NEXT
Make New Entry,
Make Followup Entry
User name R. Michaels
Log entry time 11:12:13 on November 9,2009
Entry number 298554
This entry is a followup to: 298455
keyword=re: xscaler problems (run ONE copy, please !)
Last night it was found by Alex that removing the scaler server
(used by xscaler) made the DAQ work. He reminded me of the problem
of vxWorks running out of sockets -- this can happen if there
are too many copies of xscaler running. (Recall for example
halog 268481 from April 25). I consider this a bug in vxWorks:
sockets are held for a time "T" which is suprisingly long.
If the clients ask for data at a rate that exceeds 1/T the kernel
runs out of sockets. The network interface freezes and CODA fails.
I found and killed 6 copies of xscaler on apar account on various
computers. Please run only one copy !! Let's agree to run it
on adaql5.
Next I ran this at vxworks prompt:
-> netStackSysPoolShow
It shows the Cluster Pool Table has only 64 clusters on ROC28
(pvdis1) whereas on ROC29 (pvdis2) there are 512. Old problem !

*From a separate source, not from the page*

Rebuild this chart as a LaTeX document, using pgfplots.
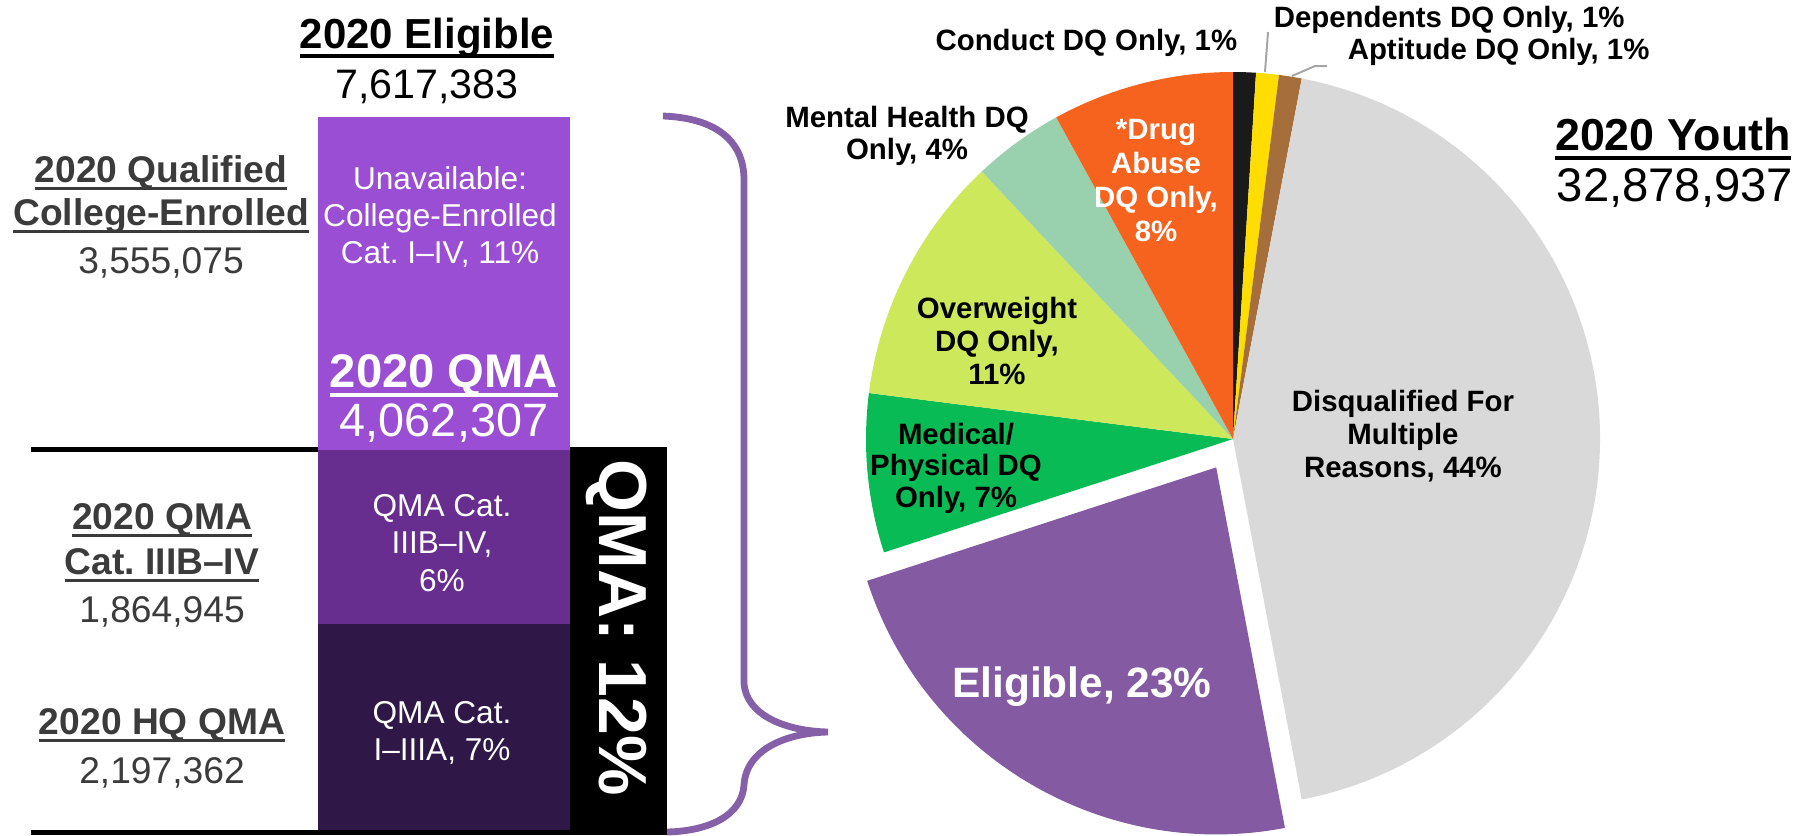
\documentclass[border=0pt]{standalone}
\usepackage{pgfplots}
\pgfplotsset{compat=1.18}
\usepackage{pgfplotstable}
\usepackage{fontspec}
\setmainfont{Liberation Sans}
\frenchspacing

\definecolor{lightbar}{HTML}{9A4ED4}
\definecolor{midbar}{HTML}{672E90}
\definecolor{darkbar}{HTML}{2F1847}
\definecolor{bracecol}{HTML}{8560A8}
\definecolor{labgray}{HTML}{3B3B3B}
\definecolor{leader}{HTML}{A6A6A6}
% pie slice colours, in table order
\definecolor{pie0}{HTML}{1A1A1A}
\definecolor{pie1}{HTML}{FFDD00}
\definecolor{pie2}{HTML}{A56E3A}
\definecolor{pie3}{HTML}{D9D9D9}
\definecolor{pie4}{HTML}{845BA3}
\definecolor{pie5}{HTML}{09BB55}
\definecolor{pie6}{HTML}{CDE95B}
\definecolor{pie7}{HTML}{99D0AD}
\definecolor{pie8}{HTML}{F6631F}

\newcommand\fs[2]{\fontsize{#1pt}{#2pt}\selectfont}
\newcommand\ul[1]{\leavevmode\setbox0\hbox{#1}\rlap{\rule[-0.21em]{\wd0}{0.09em}}\box0}

% 2020 youth, clockwise from 12 o'clock
\pgfplotstableread{
slice pct
Conduct 1
Dependents 1
Aptitude 1
Multiple 44
Eligible 23
Medical 7
Overweight 11
Mental 4
Drug 8
}\pietab
\pgfplotstablecreatecol[expr accum={\pgfmathaccuma + \thisrow{pct}}{0}]{cum}\pietab

\pgfplotsset{canvas/.style={at={(0,0)}, anchor=south west, scale only axis,
  width=453pt, height=209pt, xmin=0, xmax=1812, ymin=0, ymax=836,
  y dir=reverse, hide axis, clip=false}}

\begin{document}
\begin{tikzpicture}
% ---- background canvas: pie, brace, labels
\begin{axis}[canvas]
\coordinate (cvA) at (axis cs:0,0);
\coordinate (cvB) at (axis cs:1812,836);
\coordinate (barSW) at (axis cs:318,830);

\pgfplotsforeachungrouped \i in {0,...,8}{%
  \pgfplotstablegetelem{\i}{pct}\of\pietab\let\ppct\pgfplotsretval
  \pgfplotstablegetelem{\i}{cum}\of\pietab\let\pcum\pgfplotsretval
  \pgfmathsetmacro\sa{90-3.6*(\pcum-\ppct)}%
  \pgfmathsetmacro\ea{90-3.6*\pcum}%
  \pgfmathsetmacro\ma{(\sa+\ea)/2}%
  \pgfmathsetmacro\off{(\i==4)*8.25}%
  \edef\temp{\noexpand\fill[pie\i] (axis cs:1233,439) ++(\ma:\off pt) -- ++(\sa:91.75pt)
    arc[start angle=\sa, end angle=\ea, radius=91.75pt] -- cycle;}%
  \temp
}

% leader lines
\draw[leader, line width=0.5pt] (axis cs:1268,32) -- (axis cs:1265,72);
\draw[leader, line width=0.5pt] (axis cs:1292,76) -- (axis cs:1315,66) -- (axis cs:1327,66);

% brace
\draw[bracecol, line width=1.7pt] (axis cs:663,116)
  .. controls (axis cs:715,118) and (axis cs:744,140) .. (axis cs:744,180)
  -- (axis cs:744,683)
  .. controls (axis cs:746,715) and (axis cs:785,731) .. (axis cs:828,732)
  .. controls (axis cs:785,733) and (axis cs:746,750) .. (axis cs:744,785)
  .. controls (axis cs:742,815) and (axis cs:710,831) .. (axis cs:667,832);

% pie labels
\node[font={\fs{7.35}{8.3}\bfseries}, anchor=east, inner sep=0pt] at (axis cs:1238,43) {Conduct DQ Only, 1\%};
\node[font={\fs{7.35}{8.3}\bfseries}, anchor=west, inner sep=0pt] at (axis cs:1273,20) {Dependents DQ Only, 1\%};
\node[font={\fs{7.35}{8.3}\bfseries}, anchor=west, inner sep=0pt] at (axis cs:1347,52) {Aptitude DQ Only, 1\%};
\node[font={\fs{7.35}{8.1}\bfseries}, align=center, inner sep=0pt] at (axis cs:907,136) {Mental Health DQ\\Only, 4\%};
\node[font={\fs{7.35}{8.5}\bfseries}, align=center, inner sep=0pt, text=white] at (axis cs:1156,181) {*Drug\\Abuse\\DQ Only,\\8\%};
\node[font={\fs{7.35}{8.3}\bfseries}, align=center, inner sep=0pt] at (axis cs:997,341) {Overweight\\DQ Only,\\11\%};
\node[font={\fs{7.35}{7.9}\bfseries}, align=center, inner sep=0pt] at (axis cs:956,468) {Medical/\\Physical DQ\\Only, 7\%};
\node[font={\fs{7.35}{8.3}\bfseries}, align=center, inner sep=0pt] at (axis cs:1403,436) {Disqualified For\\Multiple\\Reasons, 44\%};
\node[font={\fs{10.6}{12}\bfseries}, inner sep=0pt, text=white] at (axis cs:1082,687) {Eligible, 23\%};
\node[font={\fs{11.2}{13}\bfseries}, inner sep=0pt] at (axis cs:1673,139) {\ul{2020 Youth}};
\node[font={\fs{11.8}{13}}, inner sep=0pt] at (axis cs:1675,188) {32,878,937};

% left titles
\node[font={\fs{10.5}{12}\bfseries}, inner sep=0pt] at (axis cs:427,38) {\ul{2020 Eligible}};
\node[font={\fs{10.3}{12}}, inner sep=0pt] at (axis cs:427,87) {7,617,383};
\node[font={\fs{9.3}{10.75}\bfseries}, text=labgray, align=center, inner sep=0pt] at (axis cs:161,194) {\ul{2020 Qualified}\\\ul{College-Enrolled}};
\node[font={\fs{9.3}{11}}, text=labgray, inner sep=0pt] at (axis cs:161,263) {3,555,075};
\node[font={\fs{9.3}{11.25}\bfseries}, text=labgray, align=center, inner sep=0pt] at (axis cs:162,543) {\ul{2020 QMA}\\\ul{Cat. IIIB–IV}};
\node[font={\fs{9.3}{11}}, text=labgray, inner sep=0pt] at (axis cs:162,612) {1,864,945};
\node[font={\fs{9.3}{11}\bfseries}, text=labgray, inner sep=0pt] at (axis cs:162,725) {\ul{2020 HQ QMA}};
\node[font={\fs{9.3}{11}}, text=labgray, inner sep=0pt] at (axis cs:162,773) {2,197,362};
\end{axis}

% ---- the stacked bar of 2020 eligible youth
\begin{axis}[at={(barSW)}, anchor=south west, scale only axis,
  width=63pt, height=178.25pt, hide axis, ybar stacked, bar width=63pt,
  xmin=0, xmax=1, ymin=0, ymax=7617383, clip=false]
\addplot[fill=darkbar, draw=none] coordinates {(0.5,2197362)};
\addplot[fill=midbar, draw=none] coordinates {(0.5,1864945)};
\addplot[fill=lightbar, draw=none] coordinates {(0.5,3555075)};
% QMA total = 4,062,307
\fill[black] (axis cs:1,0) rectangle (axis cs:1.385,4062307);
\draw[black, line width=1.3pt] (axis cs:-1.139,4062307) -- (axis cs:1.385,4062307);
\draw[black, line width=1.3pt, yshift=-0.6pt] (axis cs:-1.139,0) -- (axis cs:1.385,0);
\end{axis}

% ---- overlay canvas: text on the bar
\begin{axis}[canvas]
\node[font={\fs{7.9}{9.25}}, text=white, align=center, inner sep=0pt] at (axis cs:440,217) {Unavailable:\\College-Enrolled\\Cat. I–IV, 11\%};
\node[font={\fs{11.8}{13}\bfseries}, text=white, inner sep=0pt] at (axis cs:444,376) {\ul{2020 QMA}};
\node[font={\fs{11.7}{13}}, text=white, inner sep=0pt] at (axis cs:444,423) {4,062,307};
\node[font={\fs{7.9}{9.4}}, text=white, align=center, inner sep=0pt] at (axis cs:442,543) {QMA Cat.\\IIIB–IV,\\6\%};
\node[font={\fs{7.9}{9.25}}, text=white, align=center, inner sep=0pt] at (axis cs:442,733) {QMA Cat.\\I–IIIA, 7\%};
\node[font={\fs{17}{19}\bfseries}, text=white, rotate=-90, inner sep=0pt] at (axis cs:617,628) {QMA: 12\%};
\end{axis}

\pgfresetboundingbox
\path (cvA) rectangle (cvB);
\end{tikzpicture}
\end{document}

Running xscaler (or screadR) many times will eat up the clusters.
A symptom is that the "number of times failed to find space"
is nonzero. And "xscaler" or "screadR" will not return data.
ROC28 is a 2400 cpu with only has 32 MB, so recompiling the
kernel with more clusters is not recommended. (ROC29 is a
5100 cpu with 512 MB and 512 clusters.) From experience we
know that 32MB + 64 clusters is marginal while 512MB + 512clusters
is adequate.
Just now I ran CODA and one copy of xscaler for each arm.
The number of free clusters and network failure rate was stable
on both arms. I think this is a good way to run. Meanwhile I'll
hunt for a 5100 board in case we decide to swap out ROC28.
Alex's workaround is a good idea (makes xscaler not work but
CODA does work) -- in case of emergency.